Read the records and write them out again exactly.

==========

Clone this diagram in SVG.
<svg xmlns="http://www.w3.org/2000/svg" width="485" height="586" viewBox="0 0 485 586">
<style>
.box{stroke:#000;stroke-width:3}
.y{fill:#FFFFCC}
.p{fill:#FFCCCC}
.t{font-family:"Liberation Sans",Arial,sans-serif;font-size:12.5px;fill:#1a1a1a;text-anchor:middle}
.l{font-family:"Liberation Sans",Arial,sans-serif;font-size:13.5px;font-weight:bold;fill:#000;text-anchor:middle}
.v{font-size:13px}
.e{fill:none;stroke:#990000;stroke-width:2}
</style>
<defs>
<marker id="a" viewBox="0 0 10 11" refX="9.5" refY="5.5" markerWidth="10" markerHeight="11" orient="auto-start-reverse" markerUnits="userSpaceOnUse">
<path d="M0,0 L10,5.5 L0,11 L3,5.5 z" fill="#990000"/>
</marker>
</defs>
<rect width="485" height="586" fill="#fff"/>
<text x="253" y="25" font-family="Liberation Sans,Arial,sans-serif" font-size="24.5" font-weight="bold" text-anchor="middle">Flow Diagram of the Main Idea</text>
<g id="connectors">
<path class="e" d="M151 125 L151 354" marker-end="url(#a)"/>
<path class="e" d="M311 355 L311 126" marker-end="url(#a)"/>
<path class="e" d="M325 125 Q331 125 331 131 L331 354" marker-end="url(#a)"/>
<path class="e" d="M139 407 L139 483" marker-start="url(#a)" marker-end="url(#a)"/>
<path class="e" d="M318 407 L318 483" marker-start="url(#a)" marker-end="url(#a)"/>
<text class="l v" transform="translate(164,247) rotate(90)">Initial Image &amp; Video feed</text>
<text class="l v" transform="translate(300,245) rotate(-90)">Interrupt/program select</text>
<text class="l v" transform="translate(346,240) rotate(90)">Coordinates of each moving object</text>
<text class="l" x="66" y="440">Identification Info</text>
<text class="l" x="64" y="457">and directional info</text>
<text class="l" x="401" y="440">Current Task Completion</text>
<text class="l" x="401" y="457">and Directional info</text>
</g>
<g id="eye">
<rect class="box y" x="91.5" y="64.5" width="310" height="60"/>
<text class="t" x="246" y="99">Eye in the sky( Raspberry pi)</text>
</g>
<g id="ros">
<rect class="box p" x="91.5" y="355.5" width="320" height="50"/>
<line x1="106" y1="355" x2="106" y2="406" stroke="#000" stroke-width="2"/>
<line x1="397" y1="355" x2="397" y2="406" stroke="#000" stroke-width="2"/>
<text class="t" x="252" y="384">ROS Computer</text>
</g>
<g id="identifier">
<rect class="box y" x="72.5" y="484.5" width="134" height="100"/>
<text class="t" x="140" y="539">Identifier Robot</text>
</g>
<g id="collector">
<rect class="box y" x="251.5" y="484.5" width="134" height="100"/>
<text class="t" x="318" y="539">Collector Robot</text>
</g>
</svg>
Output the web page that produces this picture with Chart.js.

==========

◆ **Solution for this problem**
Clone this diagram in SVG.
<svg xmlns="http://www.w3.org/2000/svg" width="485" height="586" viewBox="0 0 485 586">
<style>
.box{stroke:#000;stroke-width:3}
.y{fill:#FFFFCC}
.p{fill:#FFCCCC}
.t{font-family:"Liberation Sans",Arial,sans-serif;font-size:12.5px;fill:#1a1a1a;text-anchor:middle}
.l{font-family:"Liberation Sans",Arial,sans-serif;font-size:13.5px;font-weight:bold;fill:#000;text-anchor:middle}
.v{font-size:13px}
.e{fill:none;stroke:#990000;stroke-width:2}
</style>
<defs>
<marker id="a" viewBox="0 0 10 11" refX="9.5" refY="5.5" markerWidth="10" markerHeight="11" orient="auto-start-reverse" markerUnits="userSpaceOnUse">
<path d="M0,0 L10,5.5 L0,11 L3,5.5 z" fill="#990000"/>
</marker>
</defs>
<rect width="485" height="586" fill="#fff"/>
<text x="253" y="25" font-family="Liberation Sans,Arial,sans-serif" font-size="24.5" font-weight="bold" text-anchor="middle">Flow Diagram of the Main Idea</text>
<g id="connectors">
<path class="e" d="M151 125 L151 354" marker-end="url(#a)"/>
<path class="e" d="M311 355 L311 126" marker-end="url(#a)"/>
<path class="e" d="M325 125 Q331 125 331 131 L331 354" marker-end="url(#a)"/>
<path class="e" d="M139 407 L139 483" marker-start="url(#a)" marker-end="url(#a)"/>
<path class="e" d="M318 407 L318 483" marker-start="url(#a)" marker-end="url(#a)"/>
<text class="l v" transform="translate(164,247) rotate(90)">Initial Image &amp; Video feed</text>
<text class="l v" transform="translate(300,245) rotate(-90)">Interrupt/program select</text>
<text class="l v" transform="translate(346,240) rotate(90)">Coordinates of each moving object</text>
<text class="l" x="66" y="440">Identification Info</text>
<text class="l" x="64" y="457">and directional info</text>
<text class="l" x="401" y="440">Current Task Completion</text>
<text class="l" x="401" y="457">and Directional info</text>
</g>
<g id="eye">
<rect class="box y" x="91.5" y="64.5" width="310" height="60"/>
<text class="t" x="246" y="99">Eye in the sky( Raspberry pi)</text>
</g>
<g id="ros">
<rect class="box p" x="91.5" y="355.5" width="320" height="50"/>
<line x1="106" y1="355" x2="106" y2="406" stroke="#000" stroke-width="2"/>
<line x1="397" y1="355" x2="397" y2="406" stroke="#000" stroke-width="2"/>
<text class="t" x="252" y="384">ROS Computer</text>
</g>
<g id="identifier">
<rect class="box y" x="72.5" y="484.5" width="134" height="100"/>
<text class="t" x="140" y="539">Identifier Robot</text>
</g>
<g id="collector">
<rect class="box y" x="251.5" y="484.5" width="134" height="100"/>
<text class="t" x="318" y="539">Collector Robot</text>
</g>
</svg>
Output the web page that produces this picture with Chart.js.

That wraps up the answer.